-- begin --

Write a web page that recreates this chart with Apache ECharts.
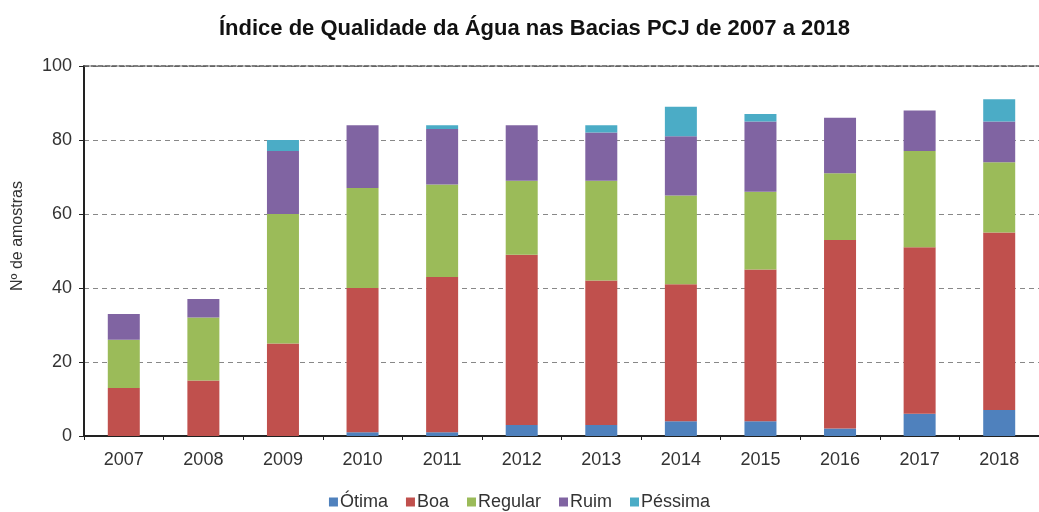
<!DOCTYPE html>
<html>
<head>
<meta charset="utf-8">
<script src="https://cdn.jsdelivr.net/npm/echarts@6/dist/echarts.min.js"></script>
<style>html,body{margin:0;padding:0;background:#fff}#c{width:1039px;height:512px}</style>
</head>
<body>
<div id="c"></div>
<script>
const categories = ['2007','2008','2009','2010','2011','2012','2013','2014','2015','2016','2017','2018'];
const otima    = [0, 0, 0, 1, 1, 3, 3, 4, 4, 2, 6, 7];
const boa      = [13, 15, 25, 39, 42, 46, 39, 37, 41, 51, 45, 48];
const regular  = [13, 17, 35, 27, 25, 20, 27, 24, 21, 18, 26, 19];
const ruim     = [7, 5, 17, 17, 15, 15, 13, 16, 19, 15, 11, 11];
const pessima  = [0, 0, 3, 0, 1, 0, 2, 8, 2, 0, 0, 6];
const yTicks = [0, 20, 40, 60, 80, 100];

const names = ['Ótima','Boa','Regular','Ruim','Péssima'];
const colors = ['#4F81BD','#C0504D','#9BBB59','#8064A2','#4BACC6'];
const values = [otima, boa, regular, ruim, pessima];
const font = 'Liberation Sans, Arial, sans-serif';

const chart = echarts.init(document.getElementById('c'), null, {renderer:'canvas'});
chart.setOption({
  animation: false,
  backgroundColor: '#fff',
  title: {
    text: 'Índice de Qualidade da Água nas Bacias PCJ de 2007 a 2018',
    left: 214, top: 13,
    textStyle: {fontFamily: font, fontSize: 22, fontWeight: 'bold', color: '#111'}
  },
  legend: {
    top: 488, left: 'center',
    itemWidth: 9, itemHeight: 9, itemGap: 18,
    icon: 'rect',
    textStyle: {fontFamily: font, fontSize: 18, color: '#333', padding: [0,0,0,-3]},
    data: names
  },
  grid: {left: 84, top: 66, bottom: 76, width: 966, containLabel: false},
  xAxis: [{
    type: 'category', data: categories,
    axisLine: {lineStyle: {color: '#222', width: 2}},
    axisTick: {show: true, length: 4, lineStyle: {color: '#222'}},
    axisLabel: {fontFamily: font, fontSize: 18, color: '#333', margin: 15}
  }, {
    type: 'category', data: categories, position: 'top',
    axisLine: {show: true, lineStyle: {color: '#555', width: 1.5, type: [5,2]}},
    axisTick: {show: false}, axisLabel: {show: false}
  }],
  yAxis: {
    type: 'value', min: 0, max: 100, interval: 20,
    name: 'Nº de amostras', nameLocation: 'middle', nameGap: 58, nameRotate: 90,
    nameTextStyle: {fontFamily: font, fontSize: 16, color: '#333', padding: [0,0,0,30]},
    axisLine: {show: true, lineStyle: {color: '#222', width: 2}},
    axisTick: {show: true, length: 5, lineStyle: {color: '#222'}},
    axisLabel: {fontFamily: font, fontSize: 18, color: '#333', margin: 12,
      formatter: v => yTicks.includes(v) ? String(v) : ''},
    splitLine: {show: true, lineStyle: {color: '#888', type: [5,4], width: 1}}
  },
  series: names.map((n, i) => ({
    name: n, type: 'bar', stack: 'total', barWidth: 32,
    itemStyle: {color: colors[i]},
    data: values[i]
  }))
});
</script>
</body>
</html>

-- end --

* Given instruction *
Without the pictures, please reproduce each line of the listing above exactly, from the first one through the line bearing "const font = 'Liberation".

* Right answer *
Write a web page that recreates this chart with Apache ECharts.
<!DOCTYPE html>
<html>
<head>
<meta charset="utf-8">
<script src="https://cdn.jsdelivr.net/npm/echarts@6/dist/echarts.min.js"></script>
<style>html,body{margin:0;padding:0;background:#fff}#c{width:1039px;height:512px}</style>
</head>
<body>
<div id="c"></div>
<script>
const categories = ['2007','2008','2009','2010','2011','2012','2013','2014','2015','2016','2017','2018'];
const otima    = [0, 0, 0, 1, 1, 3, 3, 4, 4, 2, 6, 7];
const boa      = [13, 15, 25, 39, 42, 46, 39, 37, 41, 51, 45, 48];
const regular  = [13, 17, 35, 27, 25, 20, 27, 24, 21, 18, 26, 19];
const ruim     = [7, 5, 17, 17, 15, 15, 13, 16, 19, 15, 11, 11];
const pessima  = [0, 0, 3, 0, 1, 0, 2, 8, 2, 0, 0, 6];
const yTicks = [0, 20, 40, 60, 80, 100];

const names = ['Ótima','Boa','Regular','Ruim','Péssima'];
const colors = ['#4F81BD','#C0504D','#9BBB59','#8064A2','#4BACC6'];
const values = [otima, boa, regular, ruim, pessima];
const font = 'Liberation Sans, Arial, sans-serif';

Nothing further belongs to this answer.